AAI further recommends that standards for addressing antisemitism protect people, not states, governments or political doctrines, so that hatred toward Jewish people is robustly addressed without conflating lawful criticism of state conduct with racism.

AAI also recommends that the Commission recognise cumulative dehumanisation, threat construction and network amplification as relevant to extremist risk, including in relation to far-right Hindu extremist mobilisation and other ideologically motivated forms of hatred that affect Australian social cohesion.

Finally, AAI recommends preventive and governance-focused measures, including stronger guidance for institutions, improved complaint-handling standards, safeguards in youth and educational settings, and due-diligence mechanisms relating to public funding and institutional legitimacy

A fairer way forward

AAI’s message to the Royal Commission is clear.

Australia needs a people-centred framework for hate, extremism and social cohesion.

That framework should protect human beings from dehumanisation, vilification, intimidation and exclusion.

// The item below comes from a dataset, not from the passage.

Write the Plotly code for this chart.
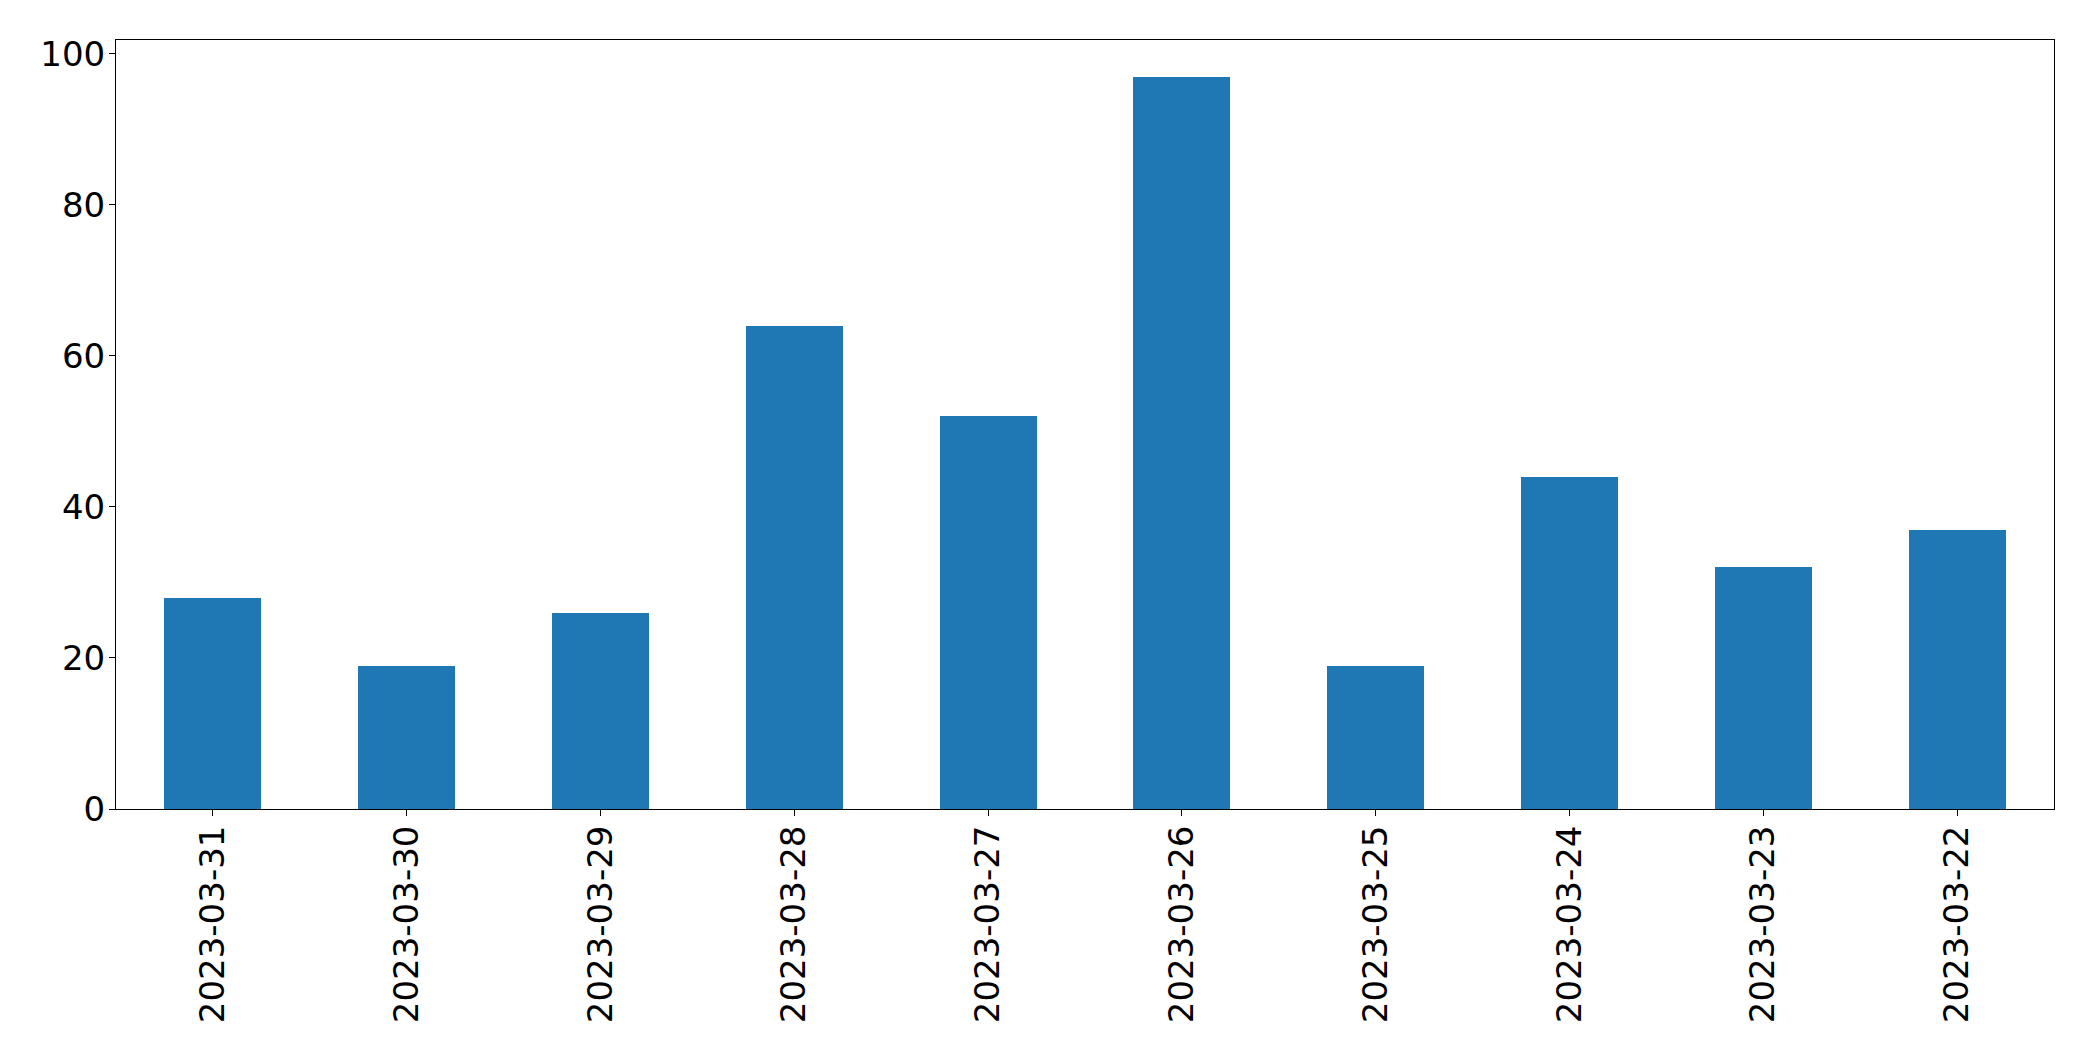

It should recognise harm early.

It should be fair across communities.

It should support strong action against antisemitism while also strengthening responses to Islamophobia, anti-Palestinian racism, caste-based degradation, anti-Sikh hatred and other forms of group-based harm.

It should preserve democratic freedoms.

And it should help public institutions respond to hate before communities are forced to carry the burden of preventable harm.

The strongest social cohesion framework is one that protects people consistently, recognises harm clearly, and prevents hate before it escalates.